Así pues, los liberales clásicos creían en la virtud y le concedían una extraordinaria importancia. No sólo porque el sentido último de la libertad estriba en la elección voluntaria del bien (una libertad dedicada al vicio es una libertad fracasada). También porque los primeros liberales supieron −con una lucidez que han desechado los libertarios actuales− que una sociedad libre sólo es sostenible si la mayoría de sus ciudadanos son virtuosos. Los fundadores de EE.UU. −la primera democracia liberal− hablaban siempre de “libertad ordenada”: en una sociedad liberal la virtud personal es más imprescindible que en una autoritaria, para que los ciudadanos hagan uso responsable de su libertad. Por eso Montesquieu sostuvo que el principio motor de la república (la sociedad abierta) es la virtud, de la misma forma en que el temor lo es en el despotismo y el honor hereditario en la monarquía. Y por eso James Madison afirmó en el ensayo 55 del Federalista que “el gobierno republicano presupone la existencia de estas cualidades [virtuosas] en un grado más alto que cualquier otro sistema de gobierno”. La sociedad libre no es viable si los ciudadanos no cultivan virtudes como el respeto a la ley, el cumplimiento de la palabra dada, la laboriosidad, la moderación, el espíritu de autosuficiencia económica, la capacidad de aplazar la gratificación…
El libertario de guardia dirá que todas esas son “virtudes cívicas”, distintas de las virtudes privadas, e insistirá en que todo verdadero liberal debe respetar “el derecho de cada uno a conducir su vida privada-familiar como crea oportuno”. Pero los liberales clásicos no habrían admitido esa separación estricta entre la esfera privada y la pública. Ellos sabían que las virtudes cívicas se aprendían en la familia: daban por supuesto que la sociedad libre requiere familias sólidas, capaces de cumplir adecuadamente su función provisora y educativa. De ahí que Locke, padre del liberalismo, insistiera en la estabilidad familiar (“la unión del hombre y la mujer debe persistir […] mientras sea necesaria para proteger a los hijos”) y afirmara que “el apareamiento inseguro, fácilmente alterable” haría inviable a la sociedad (Ensayo sobre el gobierno civil, 79-80). Y de ahí que John Adams, segundo presidente de EE.UU., afirmara que “el fundamento de la moral nacional debe ser puesto en las familias”. El primero, George Washington, había ido más lejos al proclamar que el “gobierno nacional” existe, entre otras cosas, “para promover la práctica de la verdadera religión y de la virtud”. Washington, Adams, Madison… ese hatajo de trabucaires.

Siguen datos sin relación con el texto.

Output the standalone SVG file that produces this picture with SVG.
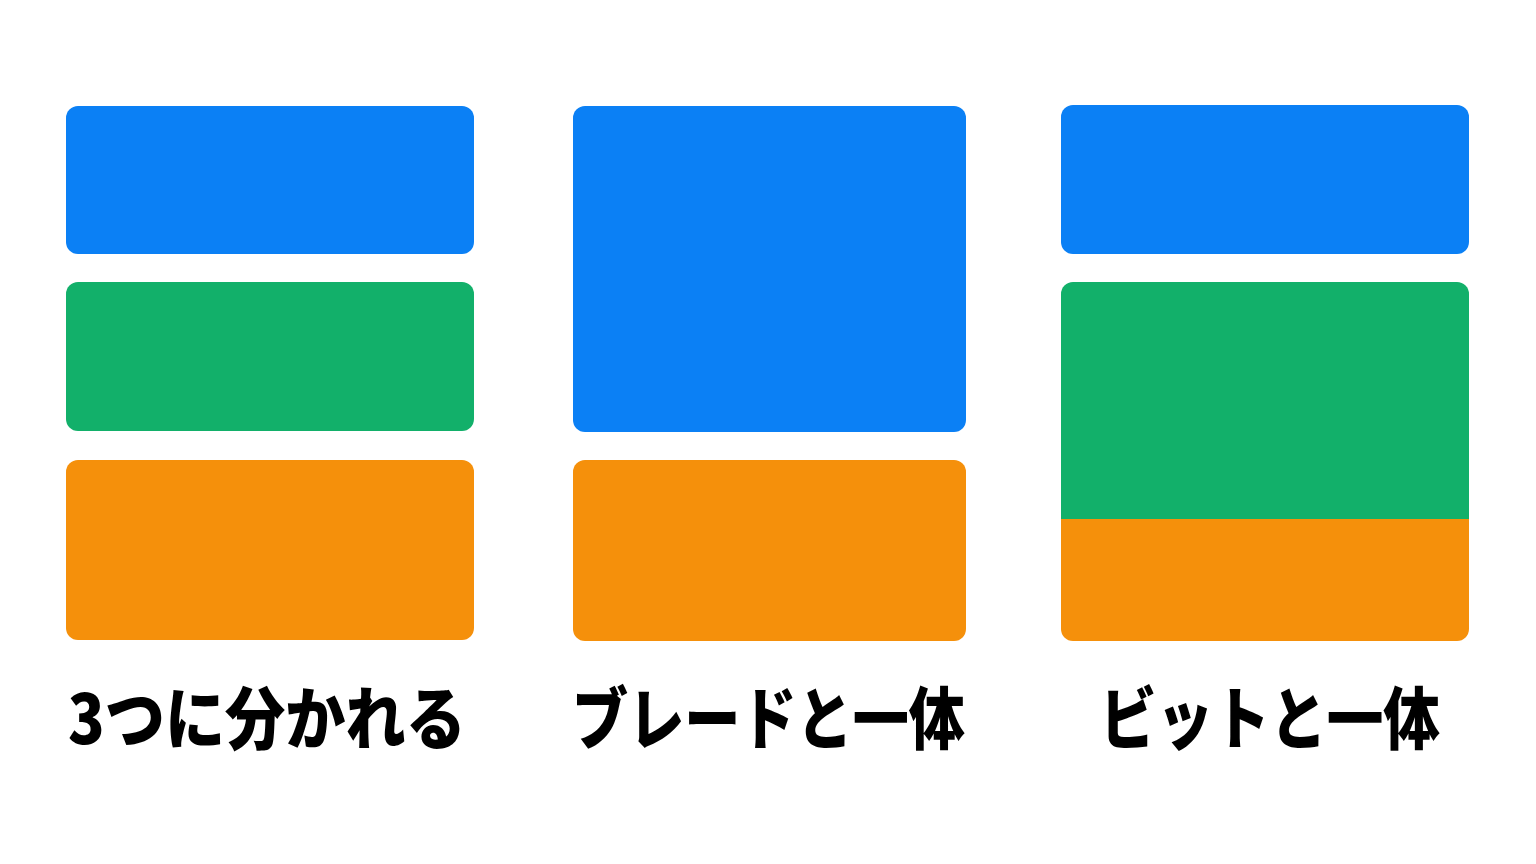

Con la perspectiva de dos siglos, hoy sabemos que aquellos primeros liberales acertaron en sus intuiciones. En efecto, la familia es un microcosmos educativo irremplazable, en el que se aprenden las virtudes y se forman los ciudadanos responsables. Por eso la descomposición familiar −divorcios, volatilidad de las relaciones, monoparentalidad, etc.− tiene efectos tan negativos en la maduración de los niños, como demuestran numerosos estudios. En las familias monoparentales, reconstituidas, etc., son notablemente más altas las tasas de trauma emocional infantil, fracaso escolar, abuso sexual, comportamiento disruptivo, drogadicción, alcoholismo, delincuencia juvenil…

El resultado de la descomposición
familiar y de la incorrecta maduración
de los niños es el crecimiento del
Estado

Y el resultado de la descomposición familiar y de la incorrecta maduración de los niños es… el crecimiento del Estado. El Estado acude a llenar (siempre imperfectamente) el vacío dejado por las familias fracturadas, asumiendo las funciones que éstas ya no pueden asumir. Lo que no haga la familia lo hará el Estado con sus subsidios y servicios sociales. A más inestabilidad familiar, más Estado. Un estudio norteamericano calculó que la ruptura familiar suponía en EE.UU. 112.000 millones de dólares anuales de gasto público adicional. ¿Y no era la expansión del Estado el summum malum para un liberal? La fragilidad creciente de las familias –celebrada por nuestros libertarios como una manifestación de la libertad personal- le hace el juego al Leviatán.
Me temo que Locke, Montesquieu, Adam Smith, Kant, Constant, Tocqueville, Bastiat, Lincoln, no habrían estado de acuerdo con el dogma “liberal” contemporáneo: “que cada uno haga con su vida privada lo que quiera, mientras no vulnere la libertad de los demás”. Pero es que eran todos unos reaccionarios, oiga.